While you are at it, consider using auto-scaling to keep your infrastructure costs at a minimum. Setting up auto-scaling is a lot easier than you think. You start with the least required resource amount for your microservices or applications, and then you define parameters that allow the instances to scale up when needed.
Amazon also offers a lot of elastic services these days, and they are usually more affordable compared to blocked compute units for certain use cases. If you only need the compute units over a short period of time, you can also integrate automation into your deployment pipeline, and you can use the budgeted hourly cost under Savings Plan to cover that.
As a bonus, here’s another tip you want to keep in mind: choose the correct S3 storage class. Switching from Amazon S3 Standard to S3 Standard-Infrequent Access, for example, will reduce your cloud storage cost all the way down to $0.01 per GB. Options like Glacier and One Zone reduces your storage costs even further.
Optimizing AWS Savings Plan with Cost Explorer
AWS Savings Plan lets you save significantly on your compute instances, but in order to fully take advantage of the discounts, you need to first understand your cloud resource consumption pattern. This is where AWS Cost Management and Cost Explorer come in handy. The two tools are specifically designed for understanding your AWS costs.
Using Cost Explorer, you can review your AWS usage and costs. In fact, Cost Explorer automates most of the tasks related to understanding your cloud infrastructure costs, including presenting insights on usage for each instance you have in your account and the cost associated with that instance. Cost Explorer analyzes resource usage levels and presents you with relevant recommendations.

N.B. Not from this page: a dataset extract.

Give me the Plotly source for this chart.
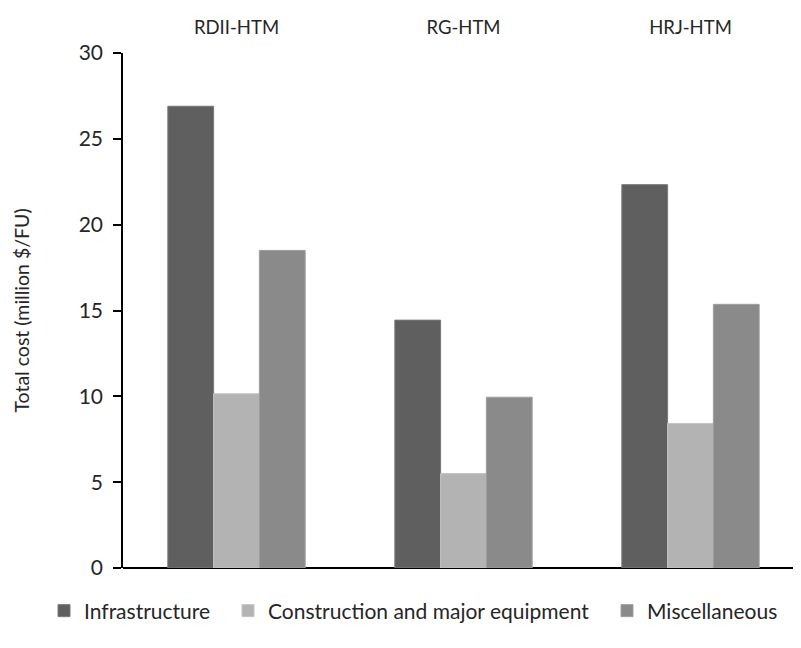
import plotly.graph_objects as go

categories = ["RDII-HTM", "RG-HTM", "HRJ-HTM"]
series_names = ["Infrastructure", "Construction and major equipment", "Miscellaneous"]
infrastructure = [26.9, 14.44, 22.33]
construction = [10.15, 5.5, 8.42]
miscellaneous = [18.5, 9.95, 15.36]
y_ticks = [0, 5, 10, 15, 20, 25, 30]

colors = ["#5f5f5f", "#b3b3b3", "#8a8a8a"]
edge_colors = ["#7a7a7a", "#c4c4c4", "#9e9e9e"]
values = [infrastructure, construction, miscellaneous]
legend_ids = ["legend", "legend2", "legend3"]
legend_left_px = [36, 220, 599]

FONT = "Lato"
TXT = "#262626"

fig = go.Figure()
for name, vals, c, ec, lg in zip(series_names, values, colors, edge_colors, legend_ids):
    fig.add_trace(go.Bar(
        x=categories, y=vals, name=name, legend=lg,
        marker=dict(color=c, line=dict(color=ec, width=1)),
    ))

legend_layout = {}
for lg, px in zip(legend_ids, legend_left_px):
    legend_layout[lg] = dict(
        xref="container", yref="container",
        x=px / 801, xanchor="left", y=45 / 648, yanchor="middle",
        orientation="h", bgcolor="rgba(0,0,0,0)",
        font=dict(family=FONT, size=21, color=TXT),
    )

fig.update_layout(
    width=801, height=648,
    paper_bgcolor="white", plot_bgcolor="white",
    barmode="group", bargap=0.395, bargroupgap=0,
    margin=dict(l=115, r=5, t=45, b=88, autoexpand=False),
    font=dict(family=FONT, size=19, color=TXT),
    showlegend=True,
    xaxis=dict(
        side="top", showline=False, ticks="", showgrid=False,
        range=[-0.5, 2.5], ticklabelstandoff=14,
        tickfont=dict(family=FONT, size=18.5, color=TXT),
    ),
    yaxis=dict(
        range=[0, 30], tickvals=y_ticks, showgrid=False,
        showline=True, linecolor="black", linewidth=1.5,
        ticks="outside", ticklen=8, tickwidth=1.5, tickcolor="black",
        zeroline=True, zerolinecolor="black", zerolinewidth=1.5,
        ticklabelstandoff=6,
        tickfont=dict(family=FONT, size=21, color=TXT),
        title=dict(text="Total cost (million $/FU)", standoff=44,
                   font=dict(family=FONT, size=19.5, color=TXT)),
    ),
    yaxis2=dict(
        range=[0, 30], tickvals=y_ticks, overlaying="y", side="left",
        showgrid=False, showline=False, zeroline=False,
        ticks="inside", ticklen=8, tickwidth=1.5, tickcolor="black",
        showticklabels=False,
    ),
    **legend_layout,
)

fig.write_html("out.html")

You can sort resource usage levels and immediately identify EC2 instances that are not fully utilized. Cost Explorer categorizes instances into categories, with resources classified as Idle being the ones you can safely terminate. This alone lets you avoid paying for cloud resources you are not actively using.
You will also identify the hourly average spending that you currently have. After making the necessary cuts on unused instances, you will be able to calculate the right hourly budget to set for AWS Savings Plan and determine the most suitable term. Cost Explorer certainly takes the guesswork out of using AWS Savings Plan.

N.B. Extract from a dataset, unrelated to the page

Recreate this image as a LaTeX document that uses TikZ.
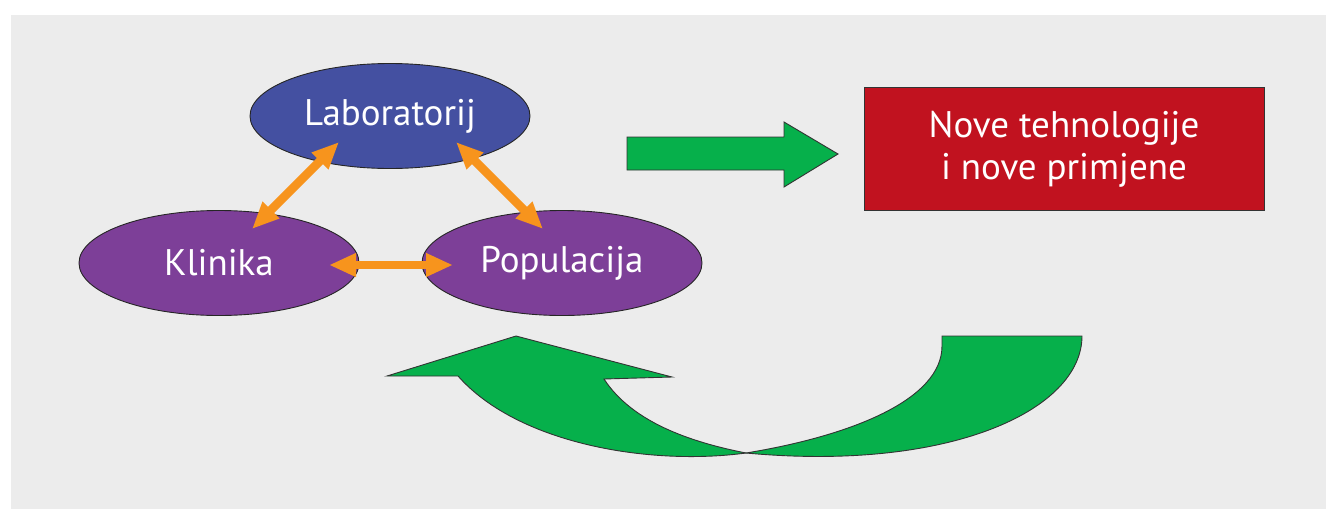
\documentclass[tikz,border=0pt]{standalone}
\usepackage{fontspec}
\setmainfont{PT Sans}
\usetikzlibrary{arrows.meta,shapes.geometric}
\definecolor{bggray}{HTML}{ECECEC}
\definecolor{labblue}{HTML}{4450A1}
\definecolor{popviolet}{HTML}{7D3F98}
\definecolor{arrorange}{HTML}{F7941D}
\definecolor{arrgreen}{HTML}{06B04B}
\definecolor{boxred}{HTML}{C1121F}
\tikzset{
  ellnode/.style={ellipse, draw=black!85, line width=0.9pt, inner sep=0pt,
    minimum width=280pt, minimum height=105pt, text=white,
    font=\fontsize{37}{42}\selectfont},
  link/.style={arrorange, line width=8.5pt,
    {Triangle[length=27pt,width=22pt]}-{Triangle[length=27pt,width=22pt]}},
  greenshape/.style={fill=arrgreen, draw=black!80, line width=0.9pt, line join=miter},
}
\begin{document}
\begin{tikzpicture}[x=1pt,y=-1pt]
\useasboundingbox (0,0) rectangle (1326,509);
\fill[white] (0,0) rectangle (1326,509);
\fill[bggray] (11,15) rectangle (1326,509);

\node[ellnode, fill=labblue] (lab) at (390,116) {Laboratorij};
\node[ellnode, fill=popviolet] (kli) at (219,263) {Klinika};
\node[ellnode, fill=popviolet] (pop) at (562,263) {Populacija};

\coordinate (lk1) at (339,142);
\coordinate (lk2) at (252,229);
\coordinate (lp1) at (456,142);
\coordinate (lp2) at (543,229);
\coordinate (kp1) at (329,265);
\coordinate (kp2) at (453,265);
\draw[link] (lk1) -- (lk2);
\draw[link] (lp1) -- (lp2);
\draw[link] (kp1) -- (kp2);

\node[rectangle, draw=black!80, line width=0.9pt, fill=boxred,
  minimum width=400pt, minimum height=123pt, align=center, text=white,
  font=\fontsize{37}{42}\selectfont] (nt) at (1064,149)
  {Nove tehnologije\\i nove primjene};

% straight green arrow
\draw[greenshape] (627,137) -- (784,137) -- (784,122) -- (838,154)
  -- (784,187) -- (784,170) -- (627,170) -- cycle;

% curved green arrow: head part
\draw[greenshape] (387,376) -- (516,336) -- (672,377) -- (604,379)
  .. controls (632,422) and (690,442) .. (746,453)
  .. controls (650,466) and (518,444) .. (458,376) -- cycle;
% curved green arrow: tail part
\draw[greenshape] (746,453)
  .. controls (850,436) and (942,400) .. (942,346)
  -- (942,336) -- (1082,336)
  .. controls (1082,410) and (950,472) .. (746,453) -- cycle;
\end{tikzpicture}
\end{document}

Savings Plans to the Rescue
AWS Savings Plan is designed primarily to let you save on the two main Amazon services we’ve mentioned: the EC2 and Fargate. It basically gives you the option to “book” compute resources on an hourly basis, giving you more control over how the resources are utilized.
Savings Plan provides flexible pricing at a highly discounted rate, and the only thing you have to give in return is a commitment to use a certain amount of resources on an hourly basis. The pricing model also lets you access the specific service tiers you need at any point.
AWS Savings Plan offers three main advantages, the first one being the dramatic cost savings. You can earn up to 72% of the discount on the computing resources you use by making an hourly commitment. You also have the flexibility of going for 1- to 3-year terms, depending on how much you are willing to allocate and how much you want to save.
The second benefit is its flexibility. You still have access to all of the service types and plans available, plus you can use AWS Savings Plan in more regions now that the feature is being offered to a wider audience. In fact, you can be very granular with how the hourly budget you have committed is spread among compute services.
That granular control doesn’t come with extra complexity. In fact, using AWS Savings Plan is very simple—which is the third benefit. You only need to define your hourly budget, commit to a term that suits you best, and you will start getting discounts on all the compute resources you use. The discount is applied universally across all available service plans.
The concept of Reserved Instances or RIs is not new to EC2 users. The option has been available for a while. If you know that you will be consuming a certain amount of cloud resources for an extended period of time, you can reserve an instance with that exact capacity and save a lot of money in the long run.
Savings Plans supercharges that concept. Instead of forcing you to reserve a predetermined configuration for 1 to 3 years, you can be more flexible with how you use compute products within the Amazon ecosystem. Rather than offering a fixed fee for a selected service, you basically commit to spending a certain amount of money for the available cloud resources.
The amount of savings offered by Savings Plans is actually substantial. For products like Fargate, you can save up to 66% off of your regular service fees without losing any flexibility. For example, you can still move from one region to another or change the type of instance you use while enjoying the same amount of discount.
Savings on EC2 instances are even bigger at around 72%. There is no size limit, too, so you can move between instance sizes and operating systems. What’s interesting about the approach is that you can focus on calculating the amount you are willing to spend on cloud infrastructure every hour. Yes, you use an hourly spending amount as your benchmark.
Granularity in Cloud Environment Cost Management
The hourly approach lets you do a lot to save on your cloud costs. Here’s another good example. You can take a closer look at your peak consumption, and resource consumption during quieter timeframes, such as at night, and then find the sweet spot by averaging the two. You can then use the result of the calculation and commit an hourly spend to save money in the long run.
Since Amazon also provides an in-depth look at your resource utilization, Savings Plans is an interesting option to use. The only real challenge is when you start matching instance sizes and services. While the offered discount remains relatively the same, you are still looking at different fees for different service types and sizes.
There is also the fact that the discount only applies to a particular type of resource, so you have to be more strategic with your approach to Savings Plans. Yes, you do have the option to stack Savings Plans, but that adds complexity to the equation. You have to be more meticulous in managing the different Savings Plans you use to maximize your monthly savings.
Nevertheless, Savings Plans give you more options when it comes to optimizing your cloud resource usage and cloud computing costs. Amazon’s Cloud Cost Explorer is certainly an indispensable tool to use if you are serious about optimizing your cloud environment. You have to make an hourly commitment, but you already have data from existing instances to rely on.
It is also important to note that Savings Plans is not for everyone. While you can still get close to maximum saving by making an hourly commitment, it is not the only way to save. You can take a more manual approach and be more selective with the EC2 instances you run. Either way, there are plenty of opportunities to save and the tips and tricks we covered in this article will help you get started right away.